Axicabtagene ciloleucel (axi-cel; Yescarta) demonstrated improved overall survival (OS) for patients with refractory large B-cell lymphoma, according to a 3-year analysis of the pivotal phase II ZUMA-1 trial presented at the 2019 ASH Annual Meeting.
"These data are highly encouraging,” Sattva S. Neelapu, MD, Department of Lymphoma and Myeloma, The University of Texas MD Anderson Cancer Center, said during a presentation of the findings.
The chimeric antigen receptor (CAR) T-cell therapy induced a median overall survival (OS) of 25.8 months. At a median follow-up of 39.1 months, the 3-year OS rate was 47% with axi-cel, with approximately 60% of patients having relapsed or progressed. At a previous 2-year analysis of the study, the objective response rate was 83% and the complete remission rate was 58%. The 2-year OS rate was 51% and the 2-year progression-free survival rate was 39%.
In October 2017, the FDA approved axi-cel as a treatment for adults with relapsed or refractory non-Hodgkin lymphoma, based on findings from the ZUMA-1 trial. The study evaluated 108 patients, consisting of 101 from the phase II portion of the trial and 7 from the phase I group. In phase II, patients were enrolled into 2 cohorts consisting of those with diffuse large B-cell lymphoma (DLBCL; n = 77) and those with primary mediastinal large B-cell lymphoma (PMBCL), high grade B-cell lymphoma, and DLBCL transformed from follicular lymphoma (n = 24).

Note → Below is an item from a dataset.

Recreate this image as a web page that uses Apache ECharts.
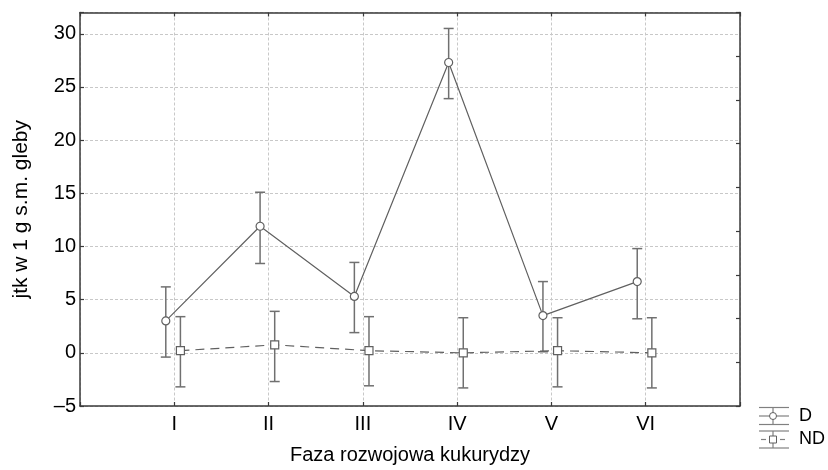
<!DOCTYPE html>
<html>
<head>
<meta charset="utf-8">
<script src="https://cdn.jsdelivr.net/npm/echarts@6/dist/echarts.min.js"></script>
<style>
html,body{margin:0;padding:0;background:#fff;}
#chart{width:828px;height:470px;}
</style>
</head>
<body>
<div id="chart"></div>
<script>
// ---- data ----
const categories = ['I', 'II', 'III', 'IV', 'V', 'VI'];
const dMean  = [3.0, 11.9, 5.3, 27.3, 3.5, 6.7];
const dLow   = [-0.4, 8.4, 1.9, 23.9, 0.1, 3.2];
const dHigh  = [6.2, 15.1, 8.5, 30.5, 6.7, 9.8];
const ndMean = [0.2, 0.75, 0.2, 0.0, 0.2, 0.0];
const ndLow  = [-3.2, -2.7, -3.1, -3.3, -3.2, -3.3];
const ndHigh = [3.4, 3.9, 3.4, 3.3, 3.3, 3.3];
const seriesNames = ['D', 'ND'];
const yAxisName = 'jtk w 1 g s.m. gleby';
const xAxisName = 'Faza rozwojowa kukurydzy';

// ---- layout / style ----
const D_SHIFT = -0.09, ND_SHIFT = 0.065;
const FONT = 'Liberation Sans, Arial, sans-serif';
const AXIS_COLOR = '#3a3a3a';
const LINE_COLOR = '#606060';
const ERR_COLOR = '#707070';
const GRID_COLOR = '#c8c8c8';

const dPts = categories.map((c, i) => [i + 1 + D_SHIFT, dMean[i]]);
const ndPts = categories.map((c, i) => [i + 1 + ND_SHIFT, ndMean[i]]);
const dErr = categories.map((c, i) => [i + 1 + D_SHIFT, dLow[i], dHigh[i]]);
const ndErr = categories.map((c, i) => [i + 1 + ND_SHIFT, ndLow[i], ndHigh[i]]);

function errRender(params, api) {
  const x = api.value(0), lo = api.value(1), hi = api.value(2);
  const a = api.coord([x, hi]), b = api.coord([x, lo]);
  const w = 5;
  const st = { stroke: ERR_COLOR, lineWidth: 1.5 };
  return {
    type: 'group',
    children: [
      { type: 'line', shape: { x1: a[0], y1: a[1], x2: b[0], y2: b[1] }, style: st },
      { type: 'line', shape: { x1: a[0] - w, y1: a[1], x2: a[0] + w, y2: a[1] }, style: st },
      { type: 'line', shape: { x1: b[0] - w, y1: b[1], x2: b[0] + w, y2: b[1] }, style: st }
    ]
  };
}

const chart = echarts.init(document.getElementById('chart'), null, { renderer: 'canvas' });

const axisLineStyle = { show: true, onZero: false, lineStyle: { color: AXIS_COLOR, width: 1.5 } };
const tickStyle = { show: true, inside: true, length: 4, lineStyle: { color: AXIS_COLOR, width: 1.2 } };
const splitStyle = { show: true, lineStyle: { color: GRID_COLOR, type: [3, 2], width: 1 } };

// legend icons
const lgX0 = 759, lgX1 = 789, lgXc = 773;
const lgStroke = { stroke: '#808080', lineWidth: 1.2 };
const graphics = [
  // D
  { type: 'line', shape: { x1: lgX0, y1: 407.5, x2: lgX1, y2: 407.5 }, style: lgStroke },
  { type: 'line', shape: { x1: lgX0, y1: 424.5, x2: lgX1, y2: 424.5 }, style: lgStroke },
  { type: 'line', shape: { x1: lgX0, y1: 416, x2: lgX1, y2: 416 }, style: lgStroke },
  { type: 'line', shape: { x1: lgXc, y1: 407.5, x2: lgXc, y2: 424.5 }, style: lgStroke },
  { type: 'circle', shape: { cx: lgXc, cy: 416, r: 3.5 }, style: { fill: '#fff', stroke: '#606060', lineWidth: 1 } },
  { type: 'text', left: 799, top: 407, style: { text: seriesNames[0], font: '18px ' + FONT, fill: '#000' } },
  // ND
  { type: 'line', shape: { x1: lgX0, y1: 431, x2: lgX1, y2: 431 }, style: lgStroke },
  { type: 'line', shape: { x1: lgX0, y1: 448, x2: lgX1, y2: 448 }, style: lgStroke },
  { type: 'line', shape: { x1: 761, y1: 439.5, x2: 766, y2: 439.5 }, style: lgStroke },
  { type: 'line', shape: { x1: 780, y1: 439.5, x2: 785, y2: 439.5 }, style: lgStroke },
  { type: 'line', shape: { x1: lgXc, y1: 431, x2: lgXc, y2: 448 }, style: lgStroke },
  { type: 'rect', shape: { x: lgXc - 3.5, y: 436, width: 7, height: 7 }, style: { fill: '#fff', stroke: '#606060', lineWidth: 1 } },
  { type: 'text', left: 799, top: 430, style: { text: seriesNames[1], font: '18px ' + FONT, fill: '#000' } }
];

chart.setOption({
  animation: false,
  backgroundColor: '#fff',
  grid: { left: 80, top: 12.5, width: 660, height: 393.5, containLabel: false },
  xAxis: [
    {
      type: 'value', min: 0, max: 7, interval: 1, position: 'bottom',
      axisLine: axisLineStyle, axisTick: tickStyle,
      axisLabel: {
        formatter: v => categories[v - 1] || '',
        fontSize: 20, fontFamily: FONT, color: '#000', margin: 8
      },
      splitLine: splitStyle,
      name: xAxisName, nameLocation: 'middle', nameGap: 39,
      nameTextStyle: { fontSize: 20, fontFamily: FONT, color: '#000' }
    },
    {
      type: 'value', min: 0, max: 7, interval: 1, position: 'top',
      axisLine: axisLineStyle, axisTick: tickStyle,
      axisLabel: { show: false }, splitLine: { show: false }
    }
  ],
  yAxis: [
    {
      type: 'value', min: -5, max: 32, interval: 5, position: 'left',
      axisLine: axisLineStyle, axisTick: tickStyle,
      axisLabel: {
        formatter: v => (v % 5 !== 0 ? '' : (v < 0 ? '\u2013' + (-v) : String(v))),
        fontSize: 20, fontFamily: FONT, color: '#000', margin: 4
      },
      splitLine: splitStyle,
      name: yAxisName, nameLocation: 'middle', nameGap: 48, nameRotate: 90,
      nameTextStyle: { fontSize: 21, fontFamily: FONT, color: '#000' }
    },
    {
      type: 'value', min: 0, max: 9, interval: 1, position: 'right',
      axisLine: axisLineStyle, axisTick: tickStyle,
      axisLabel: { show: false }, splitLine: { show: false }
    }
  ],
  series: [
    {
      type: 'custom', name: 'D err', renderItem: errRender, data: dErr,
      encode: { x: 0, y: [1, 2] }, z: 2, silent: true
    },
    {
      type: 'custom', name: 'ND err', renderItem: errRender, data: ndErr,
      encode: { x: 0, y: [1, 2] }, z: 2, silent: true
    },
    {
      type: 'line', name: seriesNames[0], data: dPts, z: 3,
      symbol: 'circle', symbolSize: 8,
      lineStyle: { color: LINE_COLOR, width: 1.2 },
      itemStyle: { color: '#fff', borderColor: '#606060', borderWidth: 1.2 }
    },
    {
      type: 'line', name: seriesNames[1], data: ndPts, z: 3,
      symbol: 'rect', symbolSize: 8,
      lineStyle: { color: LINE_COLOR, width: 1.2, type: [9, 6] },
      itemStyle: { color: '#fff', borderColor: '#606060', borderWidth: 1.2 }
    }
  ],
  graphic: graphics
});
</script>
</body>
</html>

Prior to infusion of axi-cel, a conditioning regimen of fludarabine (30 mg/m2) and cyclophosphamide (500 mg/m2) was administered for 3 days. Axi-cel was administered as a single infusion of modified autologous T cells at a target dose of 2 x 106 CAR-positive T cells/kg. The treatment was manufactured successfully for 99% of patients, and 91% of patients received treatment with the CAR T-cell therapy.
As data for axi-cel continue to mature, focus is being placed on the mechanisms behind treatment failure, particularly related to the loss of CD19 and the expression of additional antigens. Pretreatment IHC results were available for 82 patients in cohort 1 and 2. Additionally, post relapse IHC findings were available for 18 patients who responded to axi-cel. At baseline, 90% of samples were CD19-positive and 96% were CD20-positive.
In an assessment of the 18 post-treatment tumor tissue samples, CD19 loss occurred in 25% of relapses by IHC testing (4 of 16 available). Across these tissue samples, CD20 expression was preserved, with immunofluorescence and confocal microscopy showing maintenance of CD20 expression on the cell membrane at progression.
"Loss of CD19 expression by IHC was common at relapse post-axi-cel," said Neelapu. "CD20 expression by IHC, corroborated by confocal microscopy showing membrane localization, was robust in most biopsy samples despite prior rituximab-based treatment."
Looking deeper at CD19, however, IHC may not provide a complete picture, he noted. A number of alternative splicing events were found on the CD19 gene, which could impact the CAR binding epitope, Neelapu said. In these scenarios, IHC still tested positive for the CD19 protein but the therapeutic effective may have been loss. When looking at the samples from ZUMA-1, there was a significant difference in splicing events between baseline and relapse (P <.05).
"Antigen escape post–axi-cel may be mediated by selection of tumor cells with lower CD19 expression, or of tumor cells expressing alternative CD19 splicing variants," said Neelapu. "Altogether, these data suggest that efficacy of anti-CD19 CAR T-cell products may be improved by co-targeting or sequential targeting of alternate B cell antigens."
Additional studies continue to assess axi-cel alone or in combination with other agents, in an attempt to improve upon the outcomes data. The ZUMA-11 trial is currently enrolling participants to explore axi-cel with utomilumab, a 4-1BB inhibitor (NCT03704298). Additionally, the ZUMA-14 study is looking at axi-cel plus rituximab or lenalidomide (NCT04002401).
Neelapu SS, Rossi JM, Jacobson CA, et al. CD19-loss with preservation of other B cell lineage features in patients with large B cell lymphoma who relapsed post–axi-cel. Presented at: 2019 ASH Annual Meeting; December 7-10, 2019; Orlando, FL. Abstract 203. bit.ly/2OXlwGr.